Virginia Lawmaker Proposes Strategic Bitcoin Reserve Fund

Bitcoin in wallet

A Virginia state senator has introduced legislation to establish a cryptocurrency reserve fund, positioning the Commonwealth among a growing number of states exploring digital assets as part of their financial strategy.

Senate Bill 557, introduced by Republican Senator Bryce Reeves on January 14, would create the Commonwealth Strategic Cryptocurrency Reserve Fund. The measure allows Virginia's State Treasurer to invest public funds in Bitcoin and other major cryptocurrencies with market capitalizations exceeding $500 billion, averaged over a 24-month period.

The bill establishes strict security requirements, mandating that cryptocurrency holdings be stored using "cold storage" methods—secure physical locations isolated from internet connections to prevent hacking. The State Treasurer would be authorized to contract with qualified custodians and liquidity providers to manage the fund's assets.

Under the proposal, any cryptocurrency purchased, along with assets derived from blockchain forks or airdrops, would remain in the dedicated fund rather than reverting to Virginia's general fund at fiscal year-end. A five-member advisory committee, including cryptocurrency investment experts, would provide guidance on fund management and valuation.

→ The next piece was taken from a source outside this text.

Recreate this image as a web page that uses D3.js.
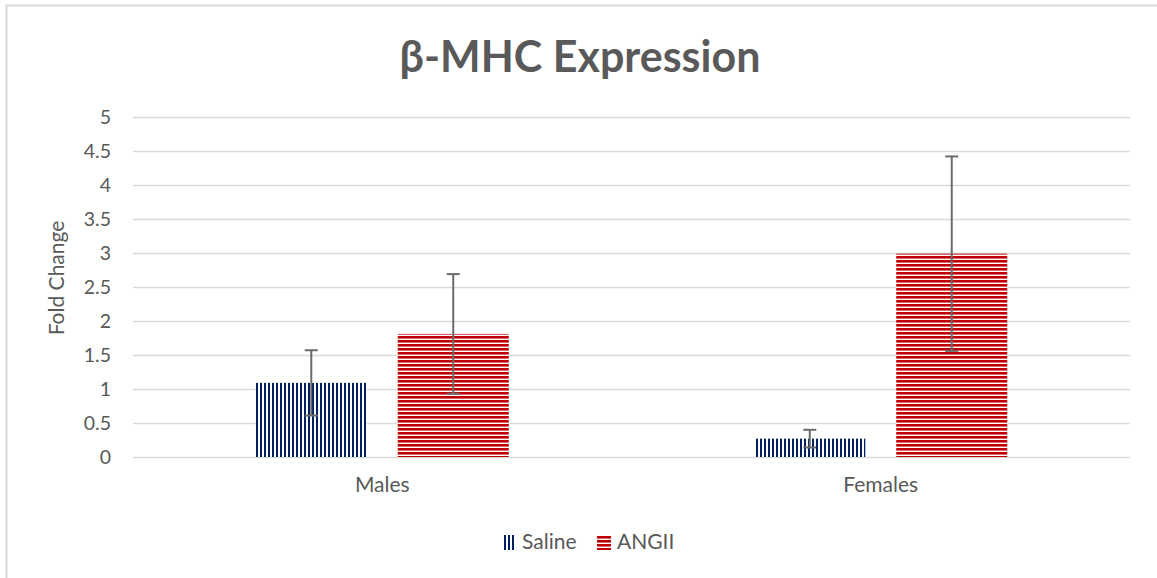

The legislation requires biennial reports to the General Assembly detailing the fund's holdings, estimated monetary value, and changes in cryptocurrency assets.

Virginia's proposal joins similar initiatives across the country. Texas, New Hampshire, and Arizona have already enacted laws permitting state-level cryptocurrency reserves, while West Virginia recently introduced comparable legislation. At the federal level, President Trump's 2025 executive order established a national Strategic Bitcoin Reserve, lending momentum to state efforts.

The bill has been referred to the Senate Committee on General Laws and Technology for consideration. If passed, Virginia would become one of the first East Coast states to formally integrate cryptocurrency into its treasury management strategy, reflecting growing institutional acceptance of digital assets as legitimate reserve holdings.